Drug users in Tijuana are being unwittingly exposed to the deadly opioid fentanyl in a corridor where the drug is frequently smuggled, but where the effects of the opioid crisis had not been seen until recently.

A study at three needle exchange sites in the Mexico border city found traces of fentanyl in 55 of 59 samples of what users said they believed to be white powder heroin, Mexican researchers stated in a December 2019 report.

The researchers, testing nearly 90 syringes and other paraphernalia from the users of heroin and methamphetamine, found that about 75 percent were positive for the synthetic opioid. The only samples that showed no traces of fentanyl were described by users as black tar heroin or crystal methamphetamine.

SEE ALSO: Mexico’s Role in the Deadly Rise of Fentanyl

Since the mid-1990s, black tar heroin has been the main form of heroin produced in western Mexico. But Clara Fleiz, an investigator at Mexico’s Ramón de la Fuente Muñiz National Institute of Psychiatry and the study’s lead author, said that she and her team are increasingly seeing the white form, which mixes easily with fentanyl powder. Known locally as China White, this is not the Southeast Asian heroin of the same name.

The Tijuana heroin users “think that they are consuming China White, but what they are being exposed to is fentanyl” and its dangers, Fleiz told InSight Crime.

Fentanyl can be 50 times more powerful than heroin and lethal in even a minute dose. The researchers launched their study out of concern that fentanyl was in the drug supply when, in recent years, they started seeing a spike in overdose victims who needed to be revived with naloxone, a powerful opioid antidote.

“We began to hear reports,” Fleiz said, “of white powder that was more potent.”

InSight Crime Analysis

There are three separate factors likely allowing fentanyl to penetrate Tijuana’s drug supply.

First, the Mexico-California border city sits on a major fentanyl smuggling route to the United States. The United States has been in the grips of an opioid crisis for a decade and has seen a dramatic rise in illicit fentanyl overdoses and deaths.

Southern California ports of entry accounted for more than half of around 2,500 pounds of fentanyl seized nationwide in rhe fiscal year 2019, according to US Customs and Border Protection data (CBP). The amount of fentanyl seized by California’s CBP agents also rose last year. Agents captured 1,472 pounds of the drug, a 32 percent increase from the fiscal year 2018.

SEE ALSO: Mexico News and Profile

In an InSight Crime investigation on the growing role of Mexico in the fentanyl trade, the northwestern state of Baja California, which includes Tijuana, was highlighted as the key trafficking route.

Traffickers who are finding success moving illicit fentanyl into the United States are leaving some of the drugs in Tijuana, authorities told Televisa. Fentanyl is also manufactured in the state. A fentanyl laboratory run by a Bulgarian biochemist was raided in the capital city of Mexicali.

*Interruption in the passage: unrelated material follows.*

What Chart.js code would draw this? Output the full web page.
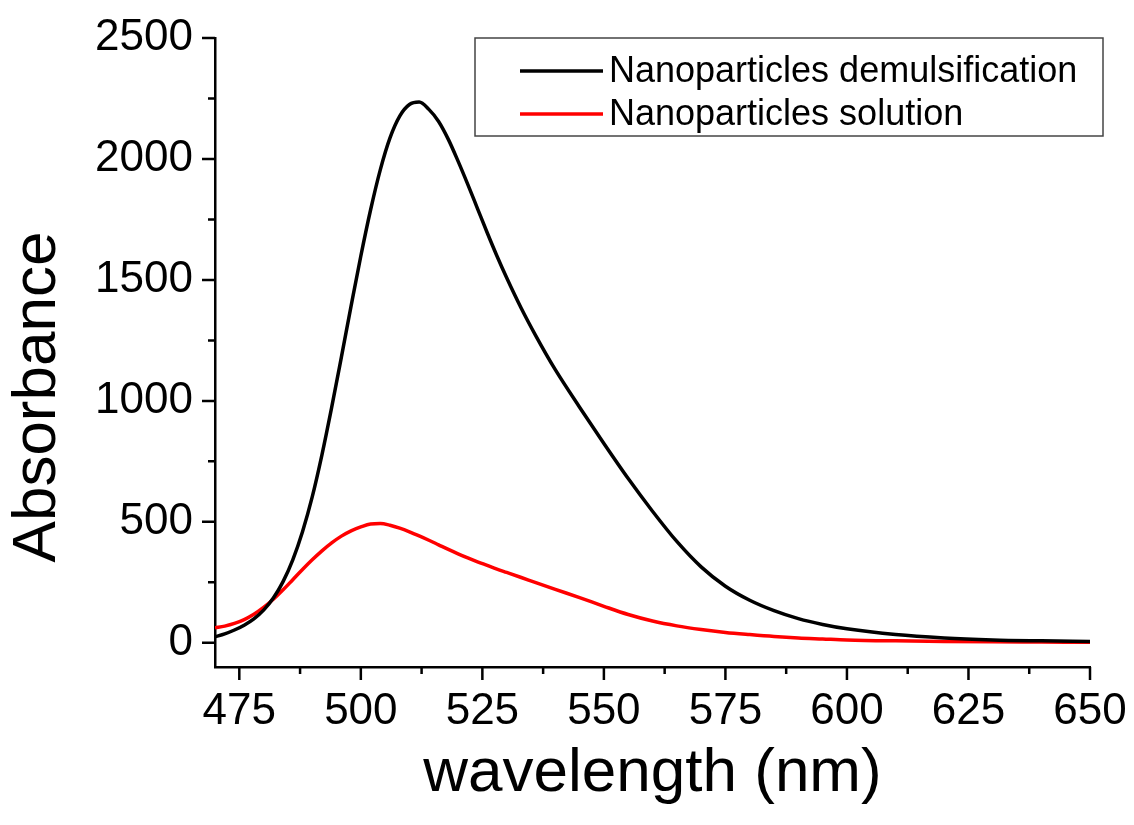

Second, Mexico’s powerful Jalisco Cartel New Generation (Cartel Jalisco Nueva Generación – CJNG) has infiltrated the Pacific ports of Lázaro Cárdenas and Manzanillo, both of which are major entry points for fentanyl and its precursor chemicals smuggled from China.

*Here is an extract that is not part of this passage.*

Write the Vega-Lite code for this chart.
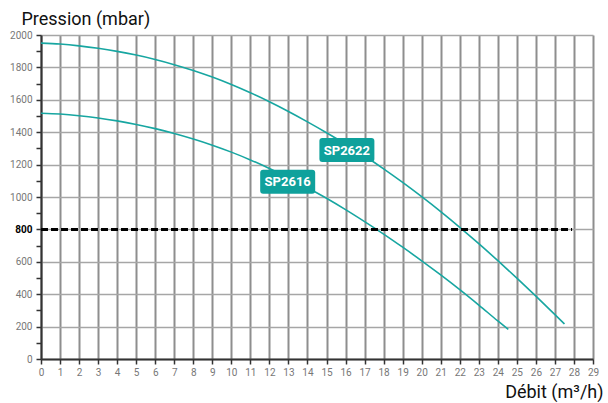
{
  "$schema": "https://vega.github.io/schema/vega-lite/v6.json",
  "width": 552,
  "height": 324,
  "autosize": "none",
  "padding": {"left": 41, "top": 35, "right": 15, "bottom": 44},
  "background": "white",
  "config": {
    "font": "Roboto",
    "view": {"stroke": null}
  },
  "datasets": {
    "curves": [
      {"debit": 0, "pression": 1950, "pompe": "SP2622"},
      {"debit": 1, "pression": 1944, "pompe": "SP2622"},
      {"debit": 2, "pression": 1933, "pompe": "SP2622"},
      {"debit": 3, "pression": 1918, "pompe": "SP2622"},
      {"debit": 4, "pression": 1899, "pompe": "SP2622"},
      {"debit": 5, "pression": 1876, "pompe": "SP2622"},
      {"debit": 6, "pression": 1849, "pompe": "SP2622"},
      {"debit": 7, "pression": 1817, "pompe": "SP2622"},
      {"debit": 8, "pression": 1781, "pompe": "SP2622"},
      {"debit": 9, "pression": 1740, "pompe": "SP2622"},
      {"debit": 10, "pression": 1694, "pompe": "SP2622"},
      {"debit": 11, "pression": 1643, "pompe": "SP2622"},
      {"debit": 12, "pression": 1588, "pompe": "SP2622"},
      {"debit": 13, "pression": 1528, "pompe": "SP2622"},
      {"debit": 14, "pression": 1464, "pompe": "SP2622"},
      {"debit": 15, "pression": 1397, "pompe": "SP2622"},
      {"debit": 16, "pression": 1327, "pompe": "SP2622"},
      {"debit": 17, "pression": 1253, "pompe": "SP2622"},
      {"debit": 18, "pression": 1174, "pompe": "SP2622"},
      {"debit": 19, "pression": 1090, "pompe": "SP2622"},
      {"debit": 20, "pression": 1002, "pompe": "SP2622"},
      {"debit": 21, "pression": 910, "pompe": "SP2622"},
      {"debit": 22, "pression": 813, "pompe": "SP2622"},
      {"debit": 23, "pression": 712, "pompe": "SP2622"},
      {"debit": 24, "pression": 607, "pompe": "SP2622"},
      {"debit": 25, "pression": 499, "pompe": "SP2622"},
      {"debit": 26, "pression": 388, "pompe": "SP2622"},
      {"debit": 27, "pression": 274, "pompe": "SP2622"},
      {"debit": 27.5, "pression": 216, "pompe": "SP2622"},
      {"debit": 0, "pression": 1517, "pompe": "SP2616"},
      {"debit": 1, "pression": 1512, "pompe": "SP2616"},
      {"debit": 2, "pression": 1502, "pompe": "SP2616"},
      {"debit": 3, "pression": 1488, "pompe": "SP2616"},
      {"debit": 4, "pression": 1470, "pompe": "SP2616"},
      {"debit": 5, "pression": 1448, "pompe": "SP2616"},
      {"debit": 6, "pression": 1422, "pompe": "SP2616"},
      {"debit": 7, "pression": 1392, "pompe": "SP2616"},
      {"debit": 8, "pression": 1358, "pompe": "SP2616"},
      {"debit": 9, "pression": 1320, "pompe": "SP2616"},
      {"debit": 10, "pression": 1277, "pompe": "SP2616"},
      {"debit": 11, "pression": 1229, "pompe": "SP2616"},
      {"debit": 12, "pression": 1176, "pompe": "SP2616"},
      {"debit": 13, "pression": 1119, "pompe": "SP2616"},
      {"debit": 14, "pression": 1057, "pompe": "SP2616"},
      {"debit": 15, "pression": 992, "pompe": "SP2616"},
      {"debit": 16, "pression": 922, "pompe": "SP2616"},
      {"debit": 17, "pression": 848, "pompe": "SP2616"},
      {"debit": 18, "pression": 771, "pompe": "SP2616"},
      {"debit": 19, "pression": 690, "pompe": "SP2616"},
      {"debit": 20, "pression": 606, "pompe": "SP2616"},
      {"debit": 21, "pression": 519, "pompe": "SP2616"},
      {"debit": 22, "pression": 428, "pompe": "SP2616"},
      {"debit": 23, "pression": 333, "pompe": "SP2616"},
      {"debit": 24, "pression": 235, "pompe": "SP2616"},
      {"debit": 24.55, "pression": 183, "pompe": "SP2616"}
    ],
    "seuil": [
      {"debit": 0, "pression": 800},
      {"debit": 27.9, "pression": 800}
    ],
    "etiquettes": [
      {"debit": 16.07, "pression": 1290, "pompe": "SP2622"},
      {"debit": 12.96, "pression": 1094, "pompe": "SP2616"}
    ]
  },
  "encoding": {
    "x": {
      "field": "debit", "type": "quantitative",
      "scale": {"domain": [0, 29], "nice": false, "zero": false},
      "axis": {
        "values": [0,0.5,1,1.5,2,2.5,3,3.5,4,4.5,5,5.5,6,6.5,7,7.5,8,8.5,9,9.5,10,10.5,11,11.5,12,12.5,13,13.5,14,14.5,15,15.5,16,16.5,17,17.5,18,18.5,19,19.5,20,20.5,21,21.5,22,22.5,23,23.5,24,24.5,25,25.5,26,26.5,27,27.5,28,28.5,29],
        "format": "d",
        "labelExpr": "datum.value % 1 == 0 ? datum.label : ''",
        "labelFlush": false,
        "labelOverlap": false,
        "labelFontSize": 10,
        "labelColor": "#777777",
        "labelPadding": 3,
        "tickSize": 5,
        "tickColor": "#333333",
        "tickWidth": 1.5,
        "domainColor": "#333333",
        "domainWidth": 2,
        "grid": true,
        "gridColor": "#8e8e8e",
        "gridWidth": 2,
        "gridOpacity": {"condition": {"test": "datum.value % 1 == 0", "value": 1}, "value": 0},
        "title": "Débit (m³/h)",
        "titleFontSize": 18,
        "titleFontWeight": "normal",
        "titleColor": "#111111",
        "titleAlign": "right",
        "titleBaseline": "alphabetic",
        "titleX": 562,
        "titleY": 38
      }
    },
    "y": {
      "field": "pression", "type": "quantitative",
      "scale": {"domain": [0, 2000], "nice": false},
      "axis": {
        "values": [0,100,200,300,400,500,600,700,800,900,1000,1100,1200,1300,1400,1500,1600,1700,1800,1900,2000],
        "labelExpr": "datum.value % 200 == 0 ? datum.label : ''",
        "format": "d",
        "labelOverlap": false,
        "labelFlush": false,
        "labelFontSize": 10,
        "labelColor": {"condition": {"test": "datum.value == 800", "value": "#000000"}, "value": "#777777"},
        "labelFontWeight": {"condition": {"test": "datum.value == 800", "value": "bold"}, "value": "normal"},
        "labelPadding": 4,
        "tickSize": 5,
        "tickColor": "#333333",
        "tickWidth": 1.5,
        "domainColor": "#333333",
        "domainWidth": 2,
        "grid": true,
        "gridColor": "#a6a6a6",
        "gridWidth": 1.5,
        "gridOpacity": {"condition": {"test": "datum.value % 200 == 0", "value": 1}, "value": 0},
        "title": "Pression (mbar)",
        "titleFontSize": 18,
        "titleFontWeight": "normal",
        "titleColor": "#111111",
        "titleAngle": 0,
        "titleAlign": "left",
        "titleBaseline": "alphabetic",
        "titleX": -20,
        "titleY": -11
      }
    }
  },
  "layer": [
    {
      "data": {"name": "curves"},
      "mark": {"type": "line", "color": "#17a6a1", "strokeWidth": 1.6, "interpolate": "monotone"},
      "encoding": {
        "detail": {"field": "pompe"}
      }
    },
    {
      "data": {"name": "seuil"},
      "mark": {"type": "line", "color": "#000000", "strokeWidth": 3, "strokeDash": [7, 3]},
      "encoding": {}
    },
    {
      "data": {"name": "etiquettes"},
      "mark": {
        "type": "point",
        "filled": true,
        "opacity": 1,
        "color": "#0fa19c",
        "strokeWidth": 0,
        "size": 3025,
        "shape": "M-0.89,-0.436 L0.89,-0.436 Q1,-0.436 1,-0.327 L1,0.327 Q1,0.436 0.89,0.436 L-0.89,0.436 Q-1,0.436 -1,0.327 L-1,-0.327 Q-1,-0.436 -0.89,-0.436 Z"
      },
      "encoding": {}
    },
    {
      "data": {"name": "etiquettes"},
      "mark": {"type": "text", "color": "white", "fontWeight": "bold", "fontSize": 13, "font": "Roboto", "align": "center", "baseline": "middle", "dy": 0.5},
      "encoding": {
        "text": {"field": "pompe"}
      }
    }
  ]
}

To process and move the fentanyl, smaller groups — often with ties to the cartels and experience in manufacturing other synthetic drugs, like methamphetamines — are involved.

These subcontractors also supply local dealers. The drugs become a “weapon to control territory and to set up a domestic base of small-time criminals who push for control of neighborhoods,” Nathan P. Jones, an assistant professor of security studies at Sam Houston State University in Texas, told InSight Crime. Homicides in Tijuana surged in recent years as low-level dealers battled for control of drug sales, particularly of methamphetamines.

Jones said this dynamic may be behind fentanyl’s appearance in Tijuana’s local drug supply. Both the Jalisco Cartel and Sinaloa Cartel are vying to control drug routes in Baja California.

Third, Tijuana has long been home to a large population struggling with drug addiction.

Tijuana is home to about 10,000 people who inject drugs, Fleiz said. The increase in overdoses among heroin users in Tijuana began in 2017, the same time when fentanyl seizures increased along the Mexico-US border, she said.

Mexico’s government recently started a campaign that warns: “fentanyl kills.” Yet as Fleiz and her colleagues point out, drug users generally don’t know whether their heroin is laced with fentanyl.

Mexico’s government can save lives by making naloxone, the opioid antidote, more readily available, Fleiz said. Many US states have allowed for the medication, which is administered by injection or nasal spray, to be sold by pharmacists, and it is carried by police and first responders in many states.

While Fleiz said she doesn’t see fentanyl as likely to claim as many lives in Mexico as it has in the United States, she says overdose deaths will rise.

Heroin users have begun to seek out the largely contaminated white powder heroin for its potency, Fleiz said, choosing it over other forms.